Capacity matters, but so does responsiveness. A factory may have the equipment to produce high volumes, yet still create delays if communication is slow or technical questions are handled poorly. For OEM and industrial buyers, that can disrupt product launches and repeat ordering schedules.
It also helps to work with a supplier that understands the difference between catalogue production and specification-led manufacturing. Standard components have one set of demands. Custom plumbing parts often require closer control over dimensions, batch repeatability and secondary machining. A supplier serving both markets is usually better placed to scale with changing customer requirements.

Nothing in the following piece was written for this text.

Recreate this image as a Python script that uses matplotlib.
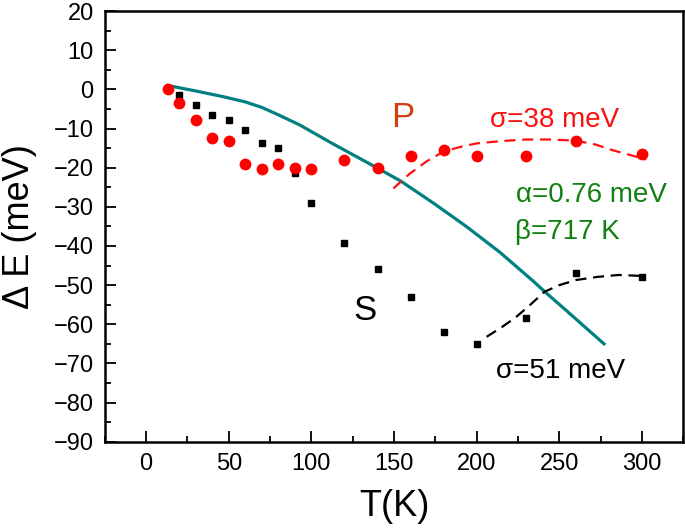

For companies sourcing brass and copper alloy components internationally, Tan Tasa UK reflects this practical model: UK-based commercial access supported by Vietnam-based manufacturing, with the technical and production capacity to supply both standard and custom cast parts competitively.
Getting better results from the start
The most effective brass casting projects usually begin with a better brief. Clear drawings, material requirements, annual volume estimates and critical quality points give the supplier something solid to work from. That reduces quoting ambiguity and shortens the path to stable production.
It is also worth identifying what really matters on the part. Not every surface needs tight tolerance, and not every feature needs the same inspection priority. When buyers and manufacturers agree on the genuinely critical characteristics, the result is usually better quality control and better commercial efficiency.
Brass casting for plumbing is not just about making a component in the right shape. It is about producing parts that machine correctly, seal reliably, withstand service conditions and arrive on schedule at a workable cost. Buyers who focus on that broader picture tend to make better sourcing decisions - and avoid expensive problems that only appear once production is already under way.
If you are reviewing suppliers or preparing a new plumbing component for manufacture, the useful question is not who can cast brass. It is who can cast it consistently, economically and to a standard your operation can rely on.